Buttah blames the 4 postal unions for having sold out, but a few commenters object, saying that when there are disagreements, issues go into binding arbitration.
Will Vote by Mail become Vote by Fedex? Or Vote by Amazon Drone?
July 27, 2011: ‘US Postal Service plans to close 3,653 post offices. Here’s a list.’
September 25, 2013, ‘Sen. Diane Feinstein’s Husband Selling Post Offices to Cronies on the Cheap’, Yves Smith, Naked Capitalism:
“EastBayExpress, via publishing a section from a new e-book by Peter Byrne called Going Postal (um, sadly the same as used by Mark Ames for his important book on workplace shootings), tells us how the husband of powerful Sen. Diane Feinstein, Richard Blum, is feeding at the Postal Service privatization trough. Blum is the chairman of C.B. Richard Ellis (CBRE) which has the exclusive contract to handle sales for the Post Office’s $85 billion of property. Bryne summarizes the finding of his investigation:” […]
“There’s more damning detail in the book extract. I strongly urge you to read it in full. This case shows how open our ruling classes have become in stealing from the public at large. And the worst is that even if this story were to get traction, it’s highly unlikely anyone has the guts to cut a super powerful couple like Blum and Feinstein down to size.”
Save the Post Office has long had suggestions as to how to save it, including the creation of Post Office Banking, as some nations have.

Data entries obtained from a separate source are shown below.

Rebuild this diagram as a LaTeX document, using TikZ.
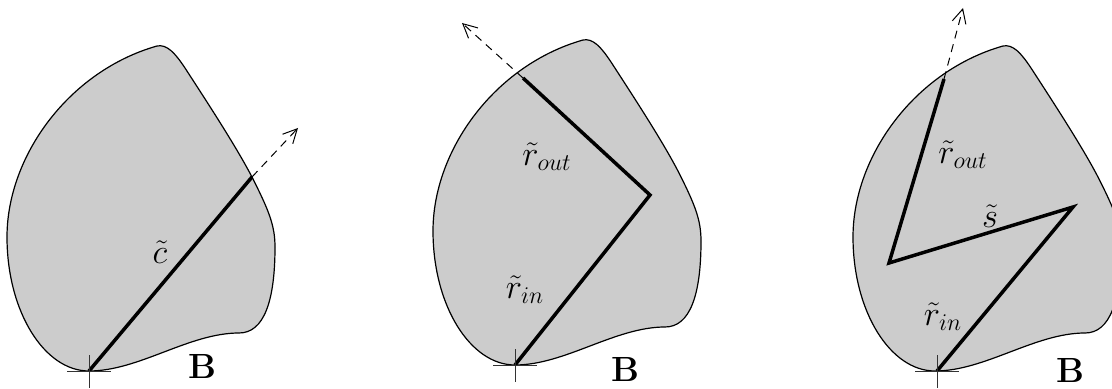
\documentclass[tikz,border=0pt]{standalone}
\usetikzlibrary{arrows.meta}
\tikzset{
  blobstyle/.style={fill=black!20, draw=black, line width=0.6pt},
  pathline/.style={line width=1.75pt, line join=miter, line cap=butt},
  exitarrow/.style={dashed, line width=0.5pt, dash pattern=on 4pt off 3pt, -{Straight Barb[length=7pt,width=7pt,line width=0.5pt]}},
  crossline/.style={line width=0.5pt, draw=black!80},
  mlabel/.style={font=\fontsize{18}{22}\selectfont, inner sep=0pt},
  blabel/.style={font=\fontsize{17.5}{21}\selectfont\bfseries, inner sep=0pt}
}
\newcommand\myblob{%
  (0,0) .. controls (-45,0) and (-82,-60) .. (-82,-134)
  .. controls (-82,-215) and (-20,-300) .. (68,-325)
  .. controls (78,-327) and (86,-318) .. (96,-303)
  .. controls (120,-266) and (150,-220) .. (165,-190)
  .. controls (180,-160) and (186,-145) .. (186,-124)
  .. controls (186,-70) and (175,-38) .. (150,-38)
  .. controls (100,-38) and (50,0) .. (0,0) -- cycle}
\newcommand\mycross[1]{%
  \draw[crossline] ([xshift=-11pt]#1) -- ([xshift=11pt]#1);
  \draw[crossline] ([yshift=8pt]#1) -- ([yshift=-8.5pt]#1);}
\begin{document}
\begin{tikzpicture}[x=0.5pt,y=-0.5pt]
\useasboundingbox (0,0) rectangle (1112,389);
\clip (0,0) rectangle (1112,389);
% ---------- blob 1 ----------
\begin{scope}[shift={(89,371)}]
  \path[blobstyle] \myblob;
\end{scope}
\coordinate (a0) at (89,371);
\coordinate (a1) at (252,177);
\coordinate (a2) at (298,128);
\draw[pathline] (a0) -- (a1);
\draw[exitarrow] (a1) -- (a2);
\node[mlabel] (lc) at (160,252) {$\tilde{c}$};
\node[blabel] (b1) at (202,366) {B};
\mycross{a0}
% ---------- blob 2 ----------
\begin{scope}[shift={(515,365)}]
  \path[blobstyle] \myblob;
\end{scope}
\coordinate (b0) at (515,365);
\coordinate (bc) at (650,195);
\coordinate (bx) at (523,78);
\coordinate (bt) at (462,23);
\draw[pathline] (b0) -- (bc) -- (bx);
\draw[exitarrow] (bx) -- (bt);
\node[mlabel] (lro2) at (547,157) {$\tilde{r}_{out}$};
\node[mlabel] (lri2) at (525,290) {$\tilde{r}_{in}$};
\node[blabel] (b2) at (625,369) {B};
\mycross{b0}
% ---------- blob 3 ----------
\begin{scope}[shift={(935,371)}]
  \path[blobstyle] \myblob;
\end{scope}
\coordinate (c0) at (937,371);
\coordinate (cr) at (1073,207);
\coordinate (cl) at (889,263);
\coordinate (cx) at (944,79);
\coordinate (ct) at (963,8);
\draw[pathline] (c0) -- (cr) -- (cl) -- (cx);
\draw[exitarrow] (cx) -- (ct);
\node[mlabel] (lro3) at (963,155) {$\tilde{r}_{out}$};
\node[mlabel] (ls3) at (990,216) {$\tilde{s}$};
\node[mlabel] (lri3) at (943,317) {$\tilde{r}_{in}$};
\node[blabel] (b3) at (1070,370) {B};
\mycross{c0}
\end{tikzpicture}
\end{document}
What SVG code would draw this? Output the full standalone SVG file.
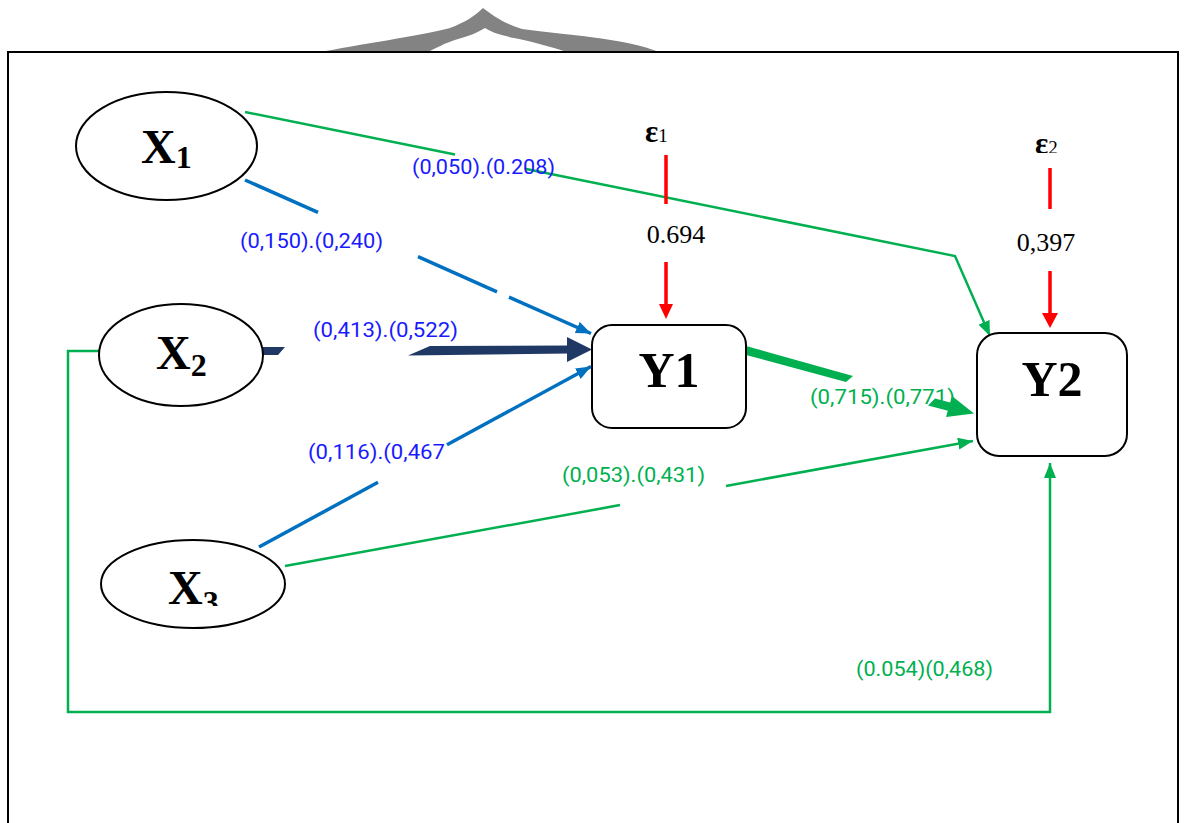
<svg xmlns="http://www.w3.org/2000/svg" width="1184" height="823" viewBox="0 0 1184 823">
  <defs>
    <style>
      .node { fill: #ffffff; stroke: #000000; stroke-width: 2; }
      .var { font-family: "Liberation Serif", "Times New Roman", serif; font-weight: bold; fill: #000000; }
      .num { font-family: "Liberation Serif", "Times New Roman", serif; font-size: 26px; fill: #000000; }
      .lbl { font-family: Roboto, "Liberation Sans", sans-serif; font-size: 21px; }
      .lbl-b { fill: #1a1aff; }
      .lbl-g { fill: #00b050; }
      .blue { stroke: #0070c0; stroke-width: 3.5; fill: none; }
      .green { stroke: #00b050; stroke-width: 2.5; fill: none; }
      .red { stroke: #ff0000; stroke-width: 3.5; fill: none; }
    </style>
    <marker id="headBlue" markerUnits="userSpaceOnUse" markerWidth="16" markerHeight="12" refX="15" refY="6" orient="auto">
      <path d="M0,0 L15,6 L0,12 z" fill="#0070c0"/>
    </marker>
    <marker id="headGreen" markerUnits="userSpaceOnUse" markerWidth="16" markerHeight="12" refX="15" refY="6" orient="auto">
      <path d="M0,0 L15,6 L0,12 z" fill="#00b050"/>
    </marker>
    <clipPath id="cutX3">
      <rect x="90" y="530" width="220" height="76"/>
    </clipPath>
    <clipPath id="cutE2">
      <rect x="1020" y="120" width="60" height="33"/>
    </clipPath>
  </defs>

  <rect width="1184" height="823" fill="#ffffff"/>

  <!-- grey brace ornament behind the frame -->
  <path d="M316,53 C360,44 420,36 450,28 C466,22 476,15 483,8 C492,15 505,24 522,29 C562,35 622,37 662,53 L570,53 C552,47 530,41 514,38 C500,35 491,32 485,28 C478,32 470,36 458,39 C445,43 436,48 426,53 Z" fill="#838383"/>

  <!-- outer frame -->
  <rect x="8" y="52" width="1170" height="800" fill="none" stroke="#000000" stroke-width="2"/>

  <!-- connectors -->
  <g id="connectors">
    <!-- X1 -> Y1 -->
    <line class="blue" x1="245" y1="180" x2="318" y2="212.4"/>
    <line class="blue" x1="418" y1="256.7" x2="497" y2="291.8"/>
    <line class="blue" x1="509" y1="297.1" x2="591" y2="333.5" marker-end="url(#headBlue)"/>
    <!-- X3 -> Y1 -->
    <line class="blue" x1="259" y1="547" x2="378" y2="482.3"/>
    <line class="blue" x1="447" y1="444.8" x2="591" y2="366.5" marker-end="url(#headBlue)"/>
    <!-- X2 -> Y1 (heavy) -->
    <polygon points="262,347 285,347 278,355 262,355" fill="#1f3864"/>
    <polygon points="430,346 569,345.5 569,353.5 408,355.5" fill="#1f3864"/>
    <polygon points="567,337 592,349.5 567,362" fill="#1f3864"/>
    <!-- X1 -> Y2 -->
    <line class="green" x1="245" y1="112" x2="455" y2="154.6"/>
    <polyline class="green" points="525,168.8 955,256 990,336" marker-end="url(#headGreen)"/>
    <!-- X3 -> Y2 -->
    <line class="green" x1="285" y1="566" x2="620" y2="505.1"/>
    <line class="green" x1="726" y1="485.9" x2="973" y2="441" marker-end="url(#headGreen)"/>
    <!-- X2 -> Y2 -->
    <polyline class="green" points="100,351 68,351 68,712 1050,712 1050,463" marker-end="url(#headGreen)"/>
    <!-- Y1 -> Y2 (heavy) -->
    <polygon points="746,346 853,376 846,382 746,355" fill="#00b050"/>
    <polygon points="935,398.5 951,402.8 948,410.8 928,405.5" fill="#00b050"/>
    <polygon points="946,417 974,413.5 952,396" fill="#00b050"/>
    <!-- error terms -->
    <line class="red" x1="666" y1="155" x2="666" y2="204"/>
    <line class="red" x1="666" y1="262" x2="666" y2="306"/>
    <polygon points="659,304 673,304 666,319" fill="#ff0000"/>
    <line class="red" x1="1050" y1="168" x2="1050" y2="209"/>
    <line class="red" x1="1050" y1="271" x2="1050" y2="315"/>
    <polygon points="1042,313 1058,313 1050,328" fill="#ff0000"/>
  </g>

  <!-- path coefficients -->
  <g id="labels">
    <text class="lbl lbl-b" x="412" y="174" textLength="143" lengthAdjust="spacingAndGlyphs">(0,050).(0.208)</text>
    <text class="lbl lbl-b" x="240" y="248" textLength="143" lengthAdjust="spacingAndGlyphs">(0,150).(0,240)</text>
    <text class="lbl lbl-b" x="313" y="337" textLength="145" lengthAdjust="spacingAndGlyphs">(0,413).(0,522)</text>
    <text class="lbl lbl-b" x="308" y="459" textLength="137" lengthAdjust="spacingAndGlyphs">(0,116).(0,467</text>
    <text class="lbl lbl-g" x="562" y="482" textLength="143" lengthAdjust="spacingAndGlyphs">(0,053).(0,431)</text>
    <text class="lbl lbl-g" x="810" y="404" textLength="145" lengthAdjust="spacingAndGlyphs">(0,715).(0,771)</text>
    <text class="lbl lbl-g" x="856" y="676" textLength="137" lengthAdjust="spacingAndGlyphs">(0.054)(0,468)</text>
  </g>

  <!-- exogenous variables -->
  <g id="X1">
    <ellipse class="node" cx="166.5" cy="146" rx="90.5" ry="54"/>
    <text class="var" x="141" y="163" font-size="48">X<tspan font-size="32" dy="5">1</tspan></text>
  </g>
  <g id="X2">
    <ellipse class="node" cx="181" cy="355" rx="82" ry="51"/>
    <text class="var" x="156" y="369" font-size="48">X<tspan font-size="32" dy="7">2</tspan></text>
  </g>
  <g id="X3">
    <ellipse class="node" cx="193" cy="584" rx="92" ry="44"/>
    <text class="var" x="168" y="604" font-size="48" clip-path="url(#cutX3)">X<tspan font-size="32" dy="9">3</tspan></text>
  </g>

  <!-- endogenous variables -->
  <g id="Y1">
    <rect class="node" x="592" y="325" width="154" height="103" rx="20"/>
    <text class="var" x="669" y="387" font-size="50" text-anchor="middle">Y1</text>
  </g>
  <g id="Y2">
    <rect class="node" x="977" y="333" width="150" height="123" rx="22"/>
    <text class="var" x="1052" y="396" font-size="50" text-anchor="middle">Y2</text>
  </g>

  <!-- residuals -->
  <g id="e1">
    <text class="var" x="645" y="142" font-size="31">ε<tspan font-size="19" font-weight="normal">1</tspan></text>
    <text class="num" x="676" y="243" text-anchor="middle">0.694</text>
  </g>
  <g id="e2">
    <text class="var" x="1035" y="154" font-size="31" clip-path="url(#cutE2)">ε<tspan font-size="19" font-weight="normal">2</tspan></text>
    <text class="num" x="1046" y="251" text-anchor="middle">0,397</text>
  </g>
</svg>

The Public Service Announcement
Now I can’t say whether or not this has anything to do with Trump’s Crony New Postmaster General Luis de Joy’s memo above, but we’d recently sent two large boxes of first edition hardcover books to a friend in Florida. They were packaged and sealed well, addressed both on outside labels and inside the cartons, each weighed about 17 lbs. I’ve never had to make claim on a package, but reckoning they were each worth upwards of $500, we insured them for $250 each…just in case. PO media rates (which includes books) are low, and the PO labels ID’d them as such.
The first box arrived ahead of schedule, but it was empty. My friend sent me photos of the top and bottom, with the bottom carton flaps folded inside, the tape cut, then ripped off, and a sticker on the top noting it had arrived empty. So I began looking into the long process of making an online insurance claim at usps.com, and the short story turned out to be:
The insured amount required proof by original receipt or online purchase price, collectibles priced by dealer verification, and so on.
On the other hand, I’d bingled externally and with no date named, had found:
You can purchase insurance coverage for your mailpieces for up to $5,000 in indemnity to protect against loss or damage. Insurance fees are based on the item’s declared value. There are limitations for insuring some products and certain items.
The second box of books was mailed on the very same day and time, 22 days ago…and still hasn’t arrived. I’ve checked its tracking history, and after its last stop in Denver, it was sent to the Dead Mail Recovery Center.
Yesterday I’d finally ‘bitten the bullet’, and opened an account at the Recovery Center, tried to fill out every field so that the Recovery Center might have been able to…recover it, perhaps even send it along.
The ‘contents’ fields to be filled said nothing about media nor books as to contents; the closet thing to paper was: documents.
Last night I got two emails notifying that my claim would be reviewed and decided today; the results would be emailed to me. WTF? Of course they won’t pay anything, but I’d far rather have had the scrumptious and more valuable box of books sent to her. Okay, I did cheat a bit, and had used a large paper book on Navajo weaving and a large David Seals in wraps to fill the box. Oh, and two small shiny spike deer antlers wrapped in an East Indian silk shawl packed into a plastic bag. Not exactly ‘media’, but…there it is.
You’ll decide, but if I send anything again I’ll use UPS, even though now the closest one to us is 18 mi. away, not open on the weekend.